Apr 30, 2014 at 5:48 PM
We lower to constructs that simply do not exist in the source language, so there is in general no way for us to produce a lowered source. In addition, we do not lower by performing source transformations, so producing lowered source, even if possible, would be a significant work item extending what is currently implemented in Roslyn.

Having said all that, we are considering exposing a control-flow-graph data structure representing a method body. That might prove suitable for a starting point for a new code generator.
Apr 30, 2014 at 8:07 PM
Thank you for the response. Yes, I understand that this is a pretty big request.
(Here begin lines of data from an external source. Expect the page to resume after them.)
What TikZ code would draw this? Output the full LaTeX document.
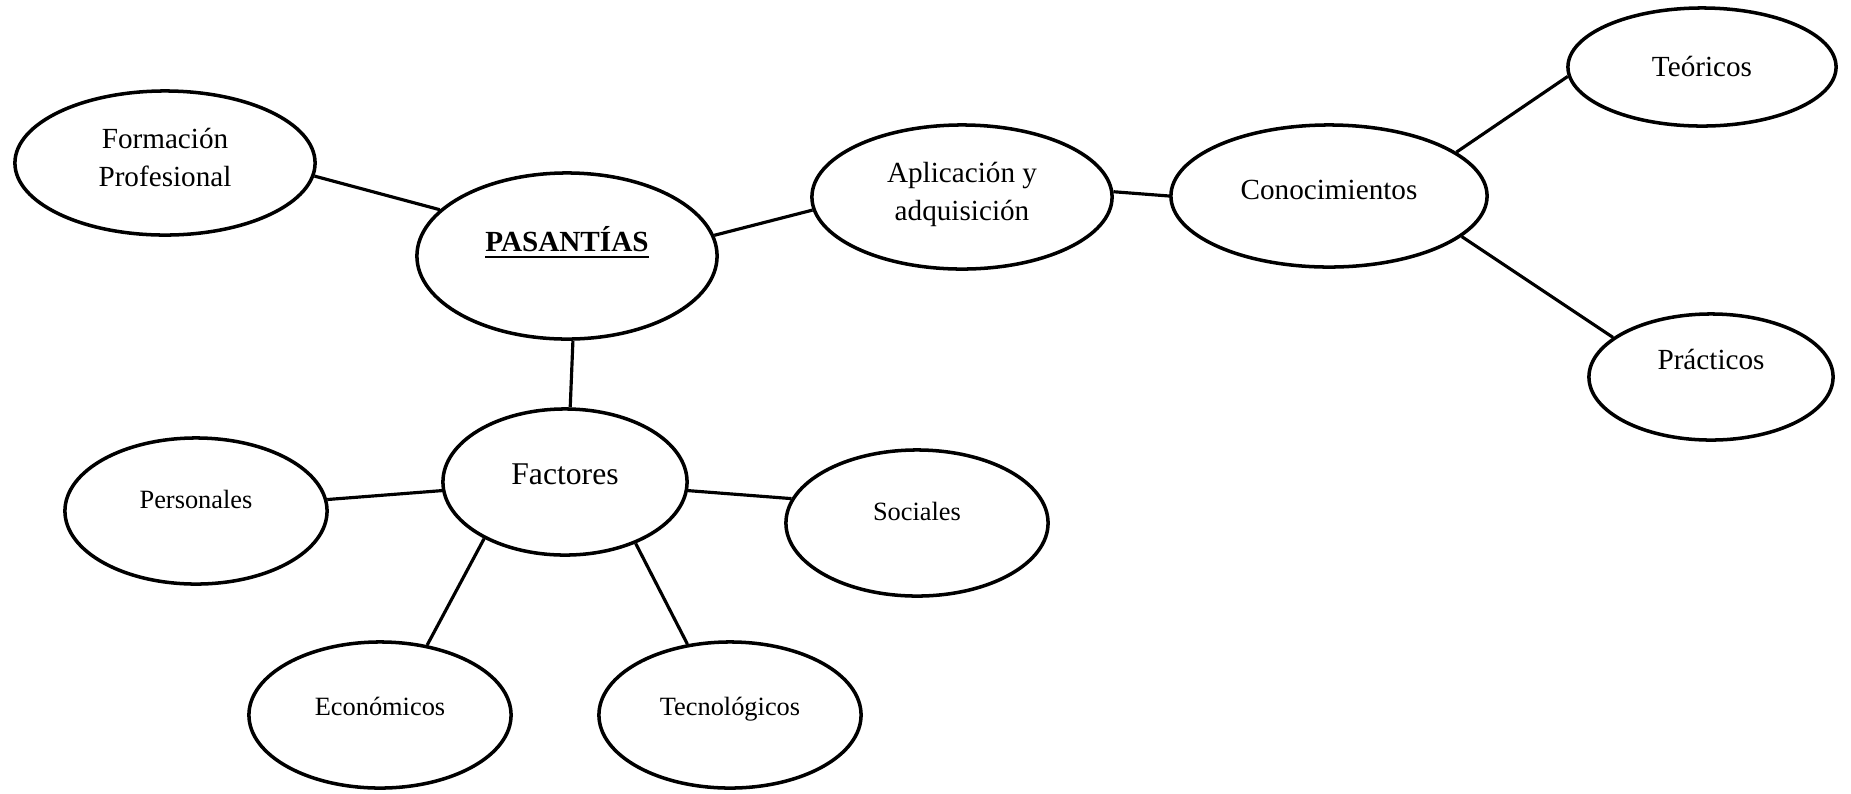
\documentclass[tikz,border=0pt]{standalone}
\usepackage{fontspec}
\setmainfont{Liberation Serif}
\usetikzlibrary{shapes.geometric}

\begin{document}
\begin{tikzpicture}[x=0.01cm, y=-0.01cm,
    blob/.style={ellipse, draw, line width=1pt, inner sep=0pt,
        font=\fontsize{8.3}{10.8}\selectfont},
    small/.style={font=\fontsize{7.5}{9}\selectfont},
    lift/.style={text height=1.5ex, text depth=#1},
    link/.style={line width=0.9pt}]
    \useasboundingbox (0,0) rectangle (1851,793);

    \node (Formacion) [blob, align=center, text depth=1.2mm, minimum width=3cm, minimum height=1.44cm] at (165,163) {Formación\\Profesional};
    \node (Pasantias) [blob, lift=3.3mm, minimum width=3cm, minimum height=1.66cm] at (567,256) {\underline{\textbf{PASANTÍAS}}};
    \node (Aplicacion) [blob, align=center, text depth=1.2mm, minimum width=3cm, minimum height=1.44cm] at (962,197) {Aplicación y\\adquisición};
    \node (Conocimientos) [blob, lift=1.7mm, minimum width=3.16cm, minimum height=1.42cm] at (1329,196) {Conocimientos};
    \node (Teoricos) [blob, lift=0.5mm, minimum width=2.68cm, minimum height=1.18cm] at (1702,67) {Teóricos};
    \node (Practicos) [blob, lift=3.9mm, minimum width=2.44cm, minimum height=1.26cm] at (1711,377) {Prácticos};
    \node (Factores) [blob, lift=2mm, font=\fontsize{9}{11}\selectfont, minimum width=2.44cm, minimum height=1.46cm] at (565,482) {Factores};
    \node (Personales) [blob, small, lift=2.9mm, minimum width=2.62cm, minimum height=1.46cm] at (196,511) {Personales};
    \node (Sociales) [blob, small, lift=2.9mm, minimum width=2.62cm, minimum height=1.46cm] at (917,523) {Sociales};
    \node (Economicos) [blob, small, lift=2.3mm, minimum width=2.62cm, minimum height=1.46cm] at (380,715) {Económicos};
    \node (Tecnologicos) [blob, small, lift=2.3mm, minimum width=2.62cm, minimum height=1.46cm] at (730,715) {Tecnológicos};

    \path[link]
        (Formacion.355) edge (Pasantias.160)
        (Pasantias.8) edge (Aplicacion.185)
        (Aplicacion.2) edge (Conocimientos.180)
        (Conocimientos.19) edge (Teoricos.184)
        (Conocimientos.343) edge (Practicos.158)
        (Pasantias.274) edge (Factores.86)
        (Factores.184) edge (Personales.5)
        (Factores.356) edge (Sociales.169)
        (Factores.215) edge (Economicos.56)
        (Factores.319) edge (Tecnologicos.121);
\end{tikzpicture}
\end{document}
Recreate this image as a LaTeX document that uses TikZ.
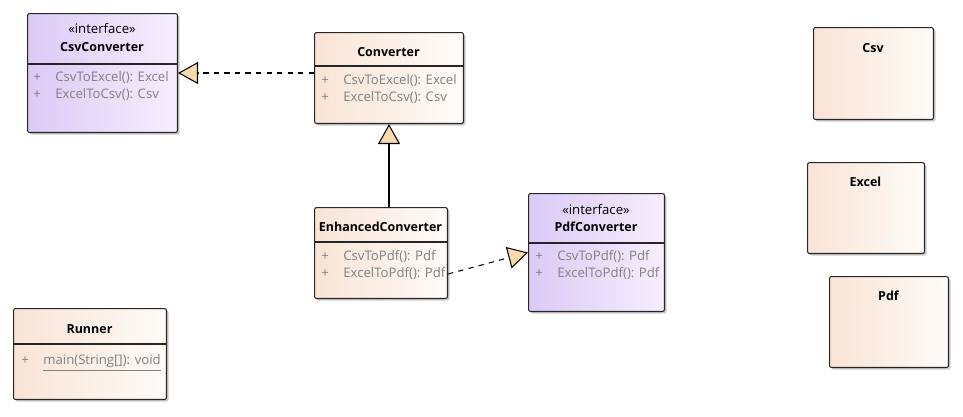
\documentclass[tikz,border=0pt]{standalone}
\usepackage{fontspec}
\setmainfont{Open Sans}
\usetikzlibrary{arrows.meta,shadows}
\definecolor{clsleft}{RGB}{249,228,214}
\definecolor{clsright}{RGB}{255,251,248}
\definecolor{ifleft}{RGB}{220,202,246}
\definecolor{ifright}{RGB}{246,238,253}
\definecolor{tipfill}{RGB}{250,218,172}
\definecolor{membergray}{RGB}{128,128,128}
\begin{document}
\begin{tikzpicture}[x=0.02cm,y=-0.02cm,
  box/.style={draw=black!85,line width=0.6pt,rounded corners=1.2pt,anchor=north west,inner sep=0,
    drop shadow={shadow xshift=1.2pt,shadow yshift=-1.2pt,opacity=0.2,fill=black}},
  cls/.style={box,left color=clsleft,right color=clsright},
  iface/.style={box,left color=ifleft,right color=ifright},
  title/.style={font=\fontsize{7.1}{9}\selectfont\bfseries,inner sep=0,text height=6pt,text depth=1.5pt},
  stereo/.style={inner sep=0,text height=6pt,text depth=1.5pt},
  member/.style={anchor=west,inner sep=0,text height=6pt,text depth=1.5pt,text=membergray},
  sep/.style={draw=black!85,line width=0.6pt},
  realize/.style={draw,line width=0.6pt,dashed,-{Triangle[length=0.4cm,width=0.44cm,fill=tipfill]}},
  inherit/.style={draw,line width=0.6pt,-{Triangle[length=0.4cm,width=0.44cm,fill=tipfill]}}]
\fontsize{7.5}{9}\selectfont
\useasboundingbox (0,0) rectangle (963,416);
\newcommand{\plus}{\makebox[0.44cm][l]{+}}
% boxes
\node[iface, minimum width=3cm, minimum height=2.38cm] (ccsv) at (27,13) {};
\node[cls, minimum width=2.98cm, minimum height=1.82cm] (conv) at (314,32) {};
\node[cls, minimum width=2.66cm, minimum height=1.82cm] (enh) at (314,207) {};
\node[iface, minimum width=2.72cm, minimum height=2.36cm] (ipdf) at (528,193) {};
\node[cls, minimum width=3.06cm, minimum height=1.82cm] (runner) at (13,308) {};
\node[cls, minimum width=2.4cm, minimum height=1.84cm] (csv) at (813,27) {};
\node[cls, minimum width=2.34cm, minimum height=1.82cm] (excel) at (807,162) {};
\node[cls, minimum width=2.38cm, minimum height=1.82cm] (pdf) at (829,276) {};
% compartments
\path[sep] (ccsv.west |- 0,64) -- (ccsv.east |- 0,64);
\path[sep] (conv.west |- 0,66) -- (conv.east |- 0,66);
\path[sep] (enh.west |- 0,242) -- (enh.east |- 0,242);
\path[sep] (ipdf.west |- 0,243) -- (ipdf.east |- 0,243);
\path[sep] (runner.west |- 0,344) -- (runner.east |- 0,344);
% titles
\node[stereo] (ccsv-s) at (102,30) {«interface»};
\node[title] (ccsv-t) at (102,48) {CsvConverter};
\node[title] (conv-t) at (388.5,53) {Converter};
\node[title] (enh-t) at (380.5,228) {EnhancedConverter};
\node[stereo] (ipdf-s) at (596,211) {«interface»};
\node[title] (ipdf-t) at (596,228) {PdfConverter};
\node[title] (runner-t) at (89.5,330) {Runner};
\node[title] (csv-t) at (873,49) {Csv};
\node[title] (excel-t) at (865.5,183) {Excel};
\node[title] (pdf-t) at (888.5,297) {Pdf};
% members
\node[member] (ccsv-1) at (33,78) {\plus CsvToExcel(): Excel};
\node[member] (ccsv-2) at (33,95) {\plus ExcelToCsv(): Csv};
\node[member] (conv-1) at (321,81) {\plus CsvToExcel(): Excel};
\node[member] (conv-2) at (321,98) {\plus ExcelToCsv(): Csv};
\node[member] (enh-1) at (321,257) {\plus CsvToPdf(): Pdf};
\node[member] (enh-2) at (321,274) {\plus ExcelToPdf(): Pdf};
\node[member] (ipdf-1) at (535,257) {\plus CsvToPdf(): Pdf};
\node[member] (ipdf-2) at (535,274) {\plus ExcelToPdf(): Pdf};
\node[member] (runner-1) at (21,361) {\plus\underline{main(String[]): void}};
% relations
\path[realize] (conv.west |- ccsv.east) -- (ccsv.east);
\path[inherit] (enh.north -| conv.south) -- (conv.south);
\path[realize] (enh.east |- enh-2) -- (ipdf.west);
\end{tikzpicture}
\end{document}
I also understand its not possible in the general sense, so perhaps a Lower() method would not be the appropriate way to expose functionality like this, but it might be nice if the API had some publicly exposed rewriters which could be used to re-write a LINQ query as method calls, an extension method invocation as a static method invocation, an auto-implemented property as a normal property and field, ...

It seems like some refactorings/code fixes might benefit from this functionality. I can see why iterator block re-writing might not be something worth the effort though. The control flow graph seems interesting. I look forward to seeing that if it is exposed.